The flexible material of the plate may comprise an elastomer material. The thermally conductive members may be embedded in the elastomer material by any suitable process. The elastomer material may comprise, for example, natural rubber, polyurethane, polypropylene, polyethylene, ethylene-vinyl acetate, polyvinyl chloride, silicone, or a combination of two or more of polyurethane, polypropylene, polyethylene, ethylene-vinyl acetate, polyvinyl chloride, and silicone.
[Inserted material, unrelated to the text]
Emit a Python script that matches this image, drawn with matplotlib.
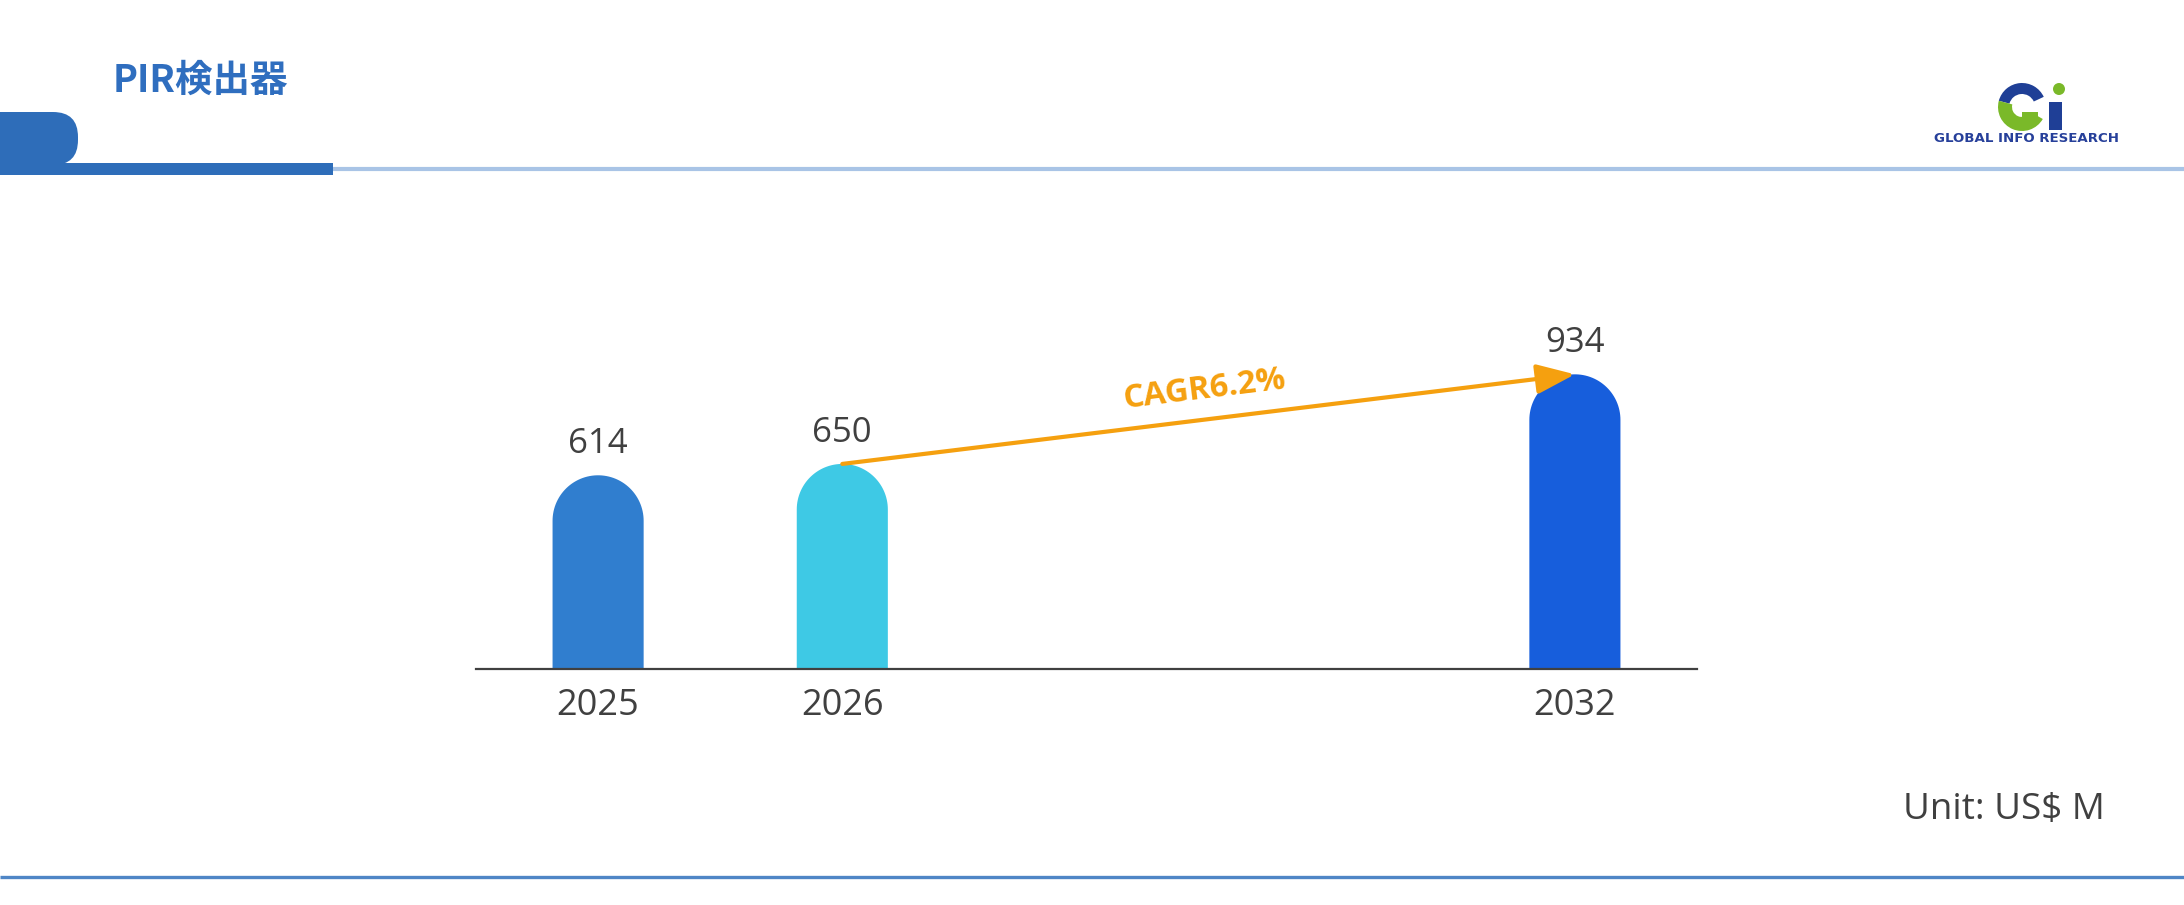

In some embodiments the elastomer material has a thermal conductivity not exceeding 5 Wm−1K−1.
A further aspect of the invention provides a temperature control system comprising a heat exchanger according to the invention, a reservoir containing a heat exchange fluid; a first feed pump connected to feed heat exchange fluid from the reservoir into the heat exchanger and a second feed pump connected to withdraw the heat exchange fluid from the reservoir.
Further aspects of the invention and features of specific embodiments of the invention are described below.
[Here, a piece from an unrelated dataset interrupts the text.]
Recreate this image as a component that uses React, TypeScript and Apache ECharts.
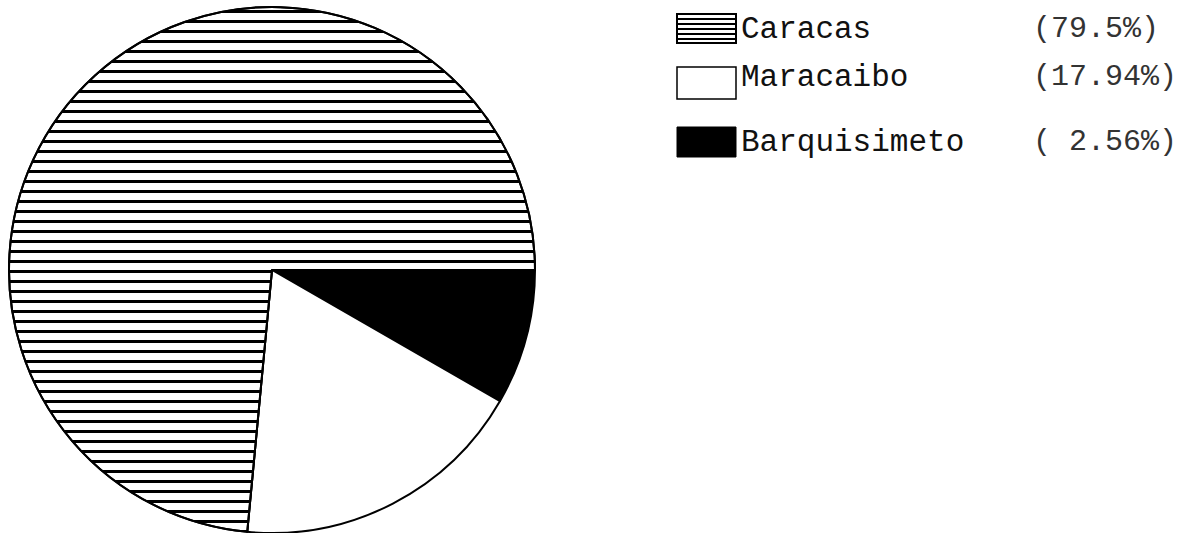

BRIEF DESCRIPTION OF THE DRAWINGS In drawings which illustrate non-limiting embodiments of the invention:
FIGS. 1A, 1B and1C are respectively a longitudinal elevational cross-section view; a top plan view and a bottom plan view of a flexible heat exchanger;
FIGS. 2A, 2B and2C are respectively a cross-section view; a bottom view; and a top view of the flexible plate of a heat exchanger according to an alternative embodiment of the invention;
FIG. 2D is a partial view of the outside surface of a heat exchanger having thermally conductive members arranged in a triangular array;
FIG. 2E is a partial view of the outside surface of a heat exchanger having thermally conductive members arranged to provide converging lines of flexible material;
FIG. 2F is a view of the outside surface of a heat exchanger having thermally conductive members arranged in a rectangular array oriented at an angle to a long axis of the heat exchanger;
FIGS. 3A, 3B and3C are respectively a cross-section view; a bottom view; and a top view of a heat exchanger according to one embodiment of the invention;
FIGS. 4A through 4L are views of different heat conductors that can be used in heat exchangers according to different embodiments of the invention;
FIGS. 5A and 5B are respectively an isometric view and a longitudinal elevational section through a pre-curved flexible fluid heat exchanger;
FIGS. 6A, 6B,6C and6D are schematic views of heat exchangers according to the invention being applied to cool various types of apparatus;
FIG. 7 is a schematic view of a heat exchanger according to the invention being used to exchange heat with a very hot object;
FIGS. 8A and 8B are cross-section views of heat exchange interfaces having pads on two sides; and,
FIGS. 9, 10 and11 are schematic views of cooling systems according to the invention.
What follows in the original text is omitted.